Someone passed along the name of CIA officer Valerie Plame to administration officials, setting the stage for what her husband, Ambassador Joseph Wilson, calls a 'tawdry political hit job' that has metastasized into a crisis of government.

Again, I think Ms. Clift is confused. Writing a NYT editorial saying that you were the guy sent at the request of the VP to investigate the claim and found it baseless when in fact you were the guy your wife sent and you found evidence to support it is a "tawdry political hit job". And have you seen any crisis of government? I must have missed it.
Asked if Bush should be impeached, Wilson sounded remarkably measured considering his personal involvement. "One of the reasons I played an active role in the last campaign [working for John Kerry] is because I believe these are issues we settle at the ballot box," he told the National Press Club.

OK, so let me get this straight. She is supporting impeachment by quoting the guy who was "smeared" by the administration saying we shouldn't impeach? Strange. Very Strange. Not strange is that Joe Wilson wouldn't want impeachment hearings on this topic. People actually watch those things.
Wilson said we all bear responsibility--those in Washington who didn't try hard enough to win the debate; journalists who, in his words, were swept up in the post-9/11 vote of confidence for the administration, and a complacent Congress, which stood by when Bush turned his back on the United Nations.

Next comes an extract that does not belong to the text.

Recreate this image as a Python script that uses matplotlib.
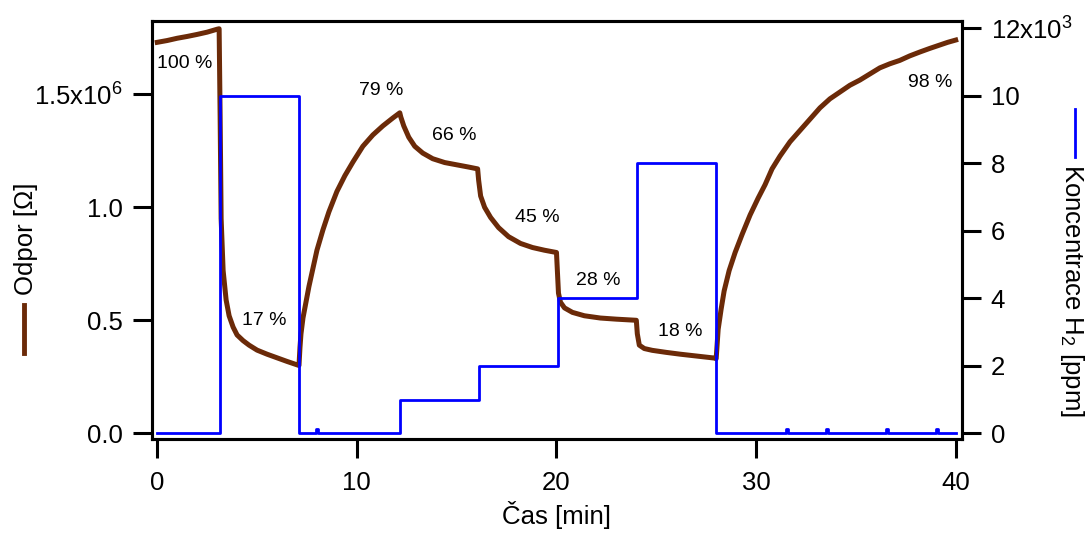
"""Resistance response of the sensor to stepped H2 concentration."""

import matplotlib

matplotlib.use("Agg")

import matplotlib.pyplot as plt
from matplotlib.lines import Line2D

plt.rcParams["font.family"] = ["Liberation Sans", "DejaVu Sans"]

# --- data --------------------------------------------------------------
# resistance (Ohm) vs time (min)
res_time = [
    0.0, 0.5, 1.0, 1.5, 2.0, 2.5, 3.0, 3.1,
    3.15, 3.2, 3.3, 3.45, 3.6, 3.8, 4.0, 4.3, 4.6, 5.0, 5.5, 6.0, 6.5, 7.0, 7.1,
    7.15, 7.2, 7.3, 7.45, 7.6, 7.8, 8.0, 8.3, 8.6, 9.0, 9.4, 9.8, 10.3, 10.8,
    11.3, 11.8, 12.15,
    12.2, 12.35, 12.6, 12.9, 13.3, 13.8, 14.4, 15.0, 15.6, 16.05,
    16.1, 16.2, 16.4, 16.7, 17.1, 17.6, 18.2, 18.8, 19.4, 20.0,
    20.1, 20.2, 20.4, 20.8, 21.4, 22.2, 23.0, 24.0,
    24.05, 24.15, 24.4, 24.8, 25.5, 26.2, 27.0, 27.9,
    28.0, 28.1, 28.25, 28.4, 28.65, 28.95, 29.3, 29.7, 30.1, 30.45, 30.8,
    31.2, 31.7, 32.2, 32.7, 33.2, 33.7, 34.2, 34.7, 35.2, 35.7, 36.2, 36.7,
    37.2, 37.7, 38.2, 38.7, 39.2, 39.6, 40.0,
]
res_ohm = [
    1.730e6, 1.738e6, 1.748e6, 1.756e6, 1.765e6, 1.775e6, 1.788e6, 1.790e6,
    1.40e6, 0.95e6, 0.72e6, 0.59e6, 0.52e6, 0.47e6, 0.435e6, 0.41e6, 0.39e6,
    0.368e6, 0.350e6, 0.334e6, 0.318e6, 0.303e6, 0.300e6,
    0.38e6, 0.44e6, 0.51e6, 0.58e6, 0.65e6, 0.73e6, 0.81e6, 0.90e6, 0.98e6,
    1.07e6, 1.14e6, 1.20e6, 1.27e6, 1.32e6, 1.36e6, 1.395e6, 1.418e6,
    1.40e6, 1.36e6, 1.31e6, 1.27e6, 1.24e6, 1.215e6, 1.198e6, 1.188e6, 1.178e6, 1.170e6,
    1.12e6, 1.05e6, 1.00e6, 0.955e6, 0.91e6, 0.87e6, 0.84e6, 0.822e6, 0.81e6, 0.80e6,
    0.62e6, 0.58e6, 0.555e6, 0.535e6, 0.52e6, 0.51e6, 0.505e6, 0.50e6,
    0.44e6, 0.39e6, 0.375e6, 0.367e6, 0.358e6, 0.350e6, 0.342e6, 0.333e6,
    0.33e6, 0.46e6, 0.55e6, 0.63e6, 0.72e6, 0.80e6, 0.88e6, 0.966e6, 1.04e6,
    1.10e6, 1.17e6, 1.227e6, 1.29e6, 1.34e6, 1.39e6, 1.44e6, 1.48e6, 1.51e6,
    1.54e6, 1.563e6, 1.59e6, 1.617e6, 1.635e6, 1.65e6, 1.67e6, 1.687e6,
    1.703e6, 1.718e6, 1.73e6, 1.74e6,
]

# H2 concentration (ppm), step levels starting at each time
conc_time = [0.0, 3.15, 7.1, 7.95, 8.05, 12.15, 16.1, 20.1, 24.05, 28.0,
             31.5, 31.6, 33.5, 33.6, 36.5, 36.6, 39.0, 39.1, 40.0]
conc_ppm = [0, 10000, 0, 120, 0, 1000, 2000, 4000, 8000, 0,
            120, 0, 120, 0, 120, 0, 120, 0, 0]

# relative response labels: text, time, resistance
label_text = ["100 %", "17 %", "79 %", "66 %", "45 %", "28 %", "18 %", "98 %"]
label_time = [1.39, 5.35, 11.21, 14.86, 19.02, 22.08, 26.19, 38.71]
label_res = [1.638e6, 0.501e6, 1.519e6, 1.316e6, 0.953e6, 0.674e6, 0.452e6, 1.554e6]

x_ticks = [0, 10, 20, 30, 40]
res_ticks = [0, 0.5e6, 1.0e6, 1.5e6]
res_tick_labels = ["0.0", "0.5", "1.0", r"1.5x10$\mathregular{^6}$"]
conc_ticks = [0, 2000, 4000, 6000, 8000, 10000, 12000]
conc_tick_labels = ["0", "2", "4", "6", "8", "10", r"12x10$\mathregular{^3}$"]

BROWN = "#6b2a08"
BLUE = "#0000ff"
FS = 18.5


def style_axis(ax):
    for spine in ax.spines.values():
        spine.set_linewidth(2.2)
    ax.tick_params(direction="out", length=14, width=2.2, labelsize=FS, pad=7)


fig = plt.figure(figsize=(10.88, 5.38), dpi=100)
ax = fig.add_axes([0.1394, 0.1835, 0.7445, 0.7769])
ax2 = ax.twinx()

ax.plot(res_time, res_ohm, color=BROWN, lw=3.6, solid_joinstyle="round", zorder=3)
ax2.plot(conc_time, conc_ppm, color=BLUE, lw=2.0, drawstyle="steps-post")

for txt, t, r in zip(label_text, label_time, label_res):
    ax.text(t, r, txt, fontsize=14, ha="center", va="center")

ax.set_xlim(-0.28, 40.30)
ax.set_ylim(-0.0265e6, 1.823e6)
ax2.set_ylim(-178, 12210)

ax.set_xticks(x_ticks)
ax.set_yticks(res_ticks, res_tick_labels)
ax2.set_yticks(conc_ticks, conc_tick_labels)
style_axis(ax)
style_axis(ax2)
ax.tick_params(axis="x", pad=9)

ax.set_xlabel("Čas [min]", fontsize=FS, labelpad=4)

# axis titles with their line keys
fig.text(25.7 / 1088, 1 - 239 / 538, "Odpor [Ω]", rotation=90, fontsize=FS,
         ha="center", va="center")
fig.add_artist(Line2D([24 / 1088, 24 / 1088], [1 - 305 / 538, 1 - 353 / 538],
                      color=BROWN, lw=3.5, transform=fig.transFigure))
fig.text(1071.6 / 1088, 1 - 291 / 538, r"Koncentrace H$\mathregular{_2}$ [ppm]",
         rotation=-90, fontsize=FS, ha="center", va="center")
fig.add_artist(Line2D([1075 / 1088, 1075 / 1088], [1 - 109 / 538, 1 - 157 / 538],
                      color=BLUE, lw=2.0, transform=fig.transFigure))

fig.savefig("out.png", dpi=100)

Blah, blah, blah, back to Ms. Clift.
The more we learn about the secretive White House Iraq Group (WHIG) and the role of Vice President Dick Cheney in pressing his dark views on the country, the likelier it is that the administration will be found culpable for exaggerating the threat Saddam Hussein posed in its zeal to go to war.

Huh? Where is the evidence that supports this? At best there is evidence that an administration official put the word out on a guy who was lying about the evidence surrounding WMD. This may have been impolite, unwise, and possibly illegal. This revelation has absolutely no link to "exaggerating" evidence. The guy being outed was the only one we know was lying about evidence.
If the Democrats win back the House in the '06 election, Michigan Democrat John Conyers will chair the House Judiciary committee. On the day the Scooter Libby indictments were handed down, Conyers invoked the language of Watergate: "What did the president and the vice president know, and when did they know it?" If the political tables turn, impeachment may not be so far-fetched after all.

The only reason this isn't funny is that she is actually saying this straight faced. There are currently 228 Republicans, 205 Democrats, 1 Independent, and one vacancy in the House. They need 218. So, assuming they pick up the vacancy and the "Independent" votes with them they need to pick up another net 11. This is technically possible. Newt managed to pick up 54 seats a decade ago. That being said, either side getting more than a 5 seat net gain in the gerrymandered and divided world we live in today is highly unlikely outside of redistricting. Where was big redistricting done? Texas. Which party is that likely to favor? Sorry Ms. Clift.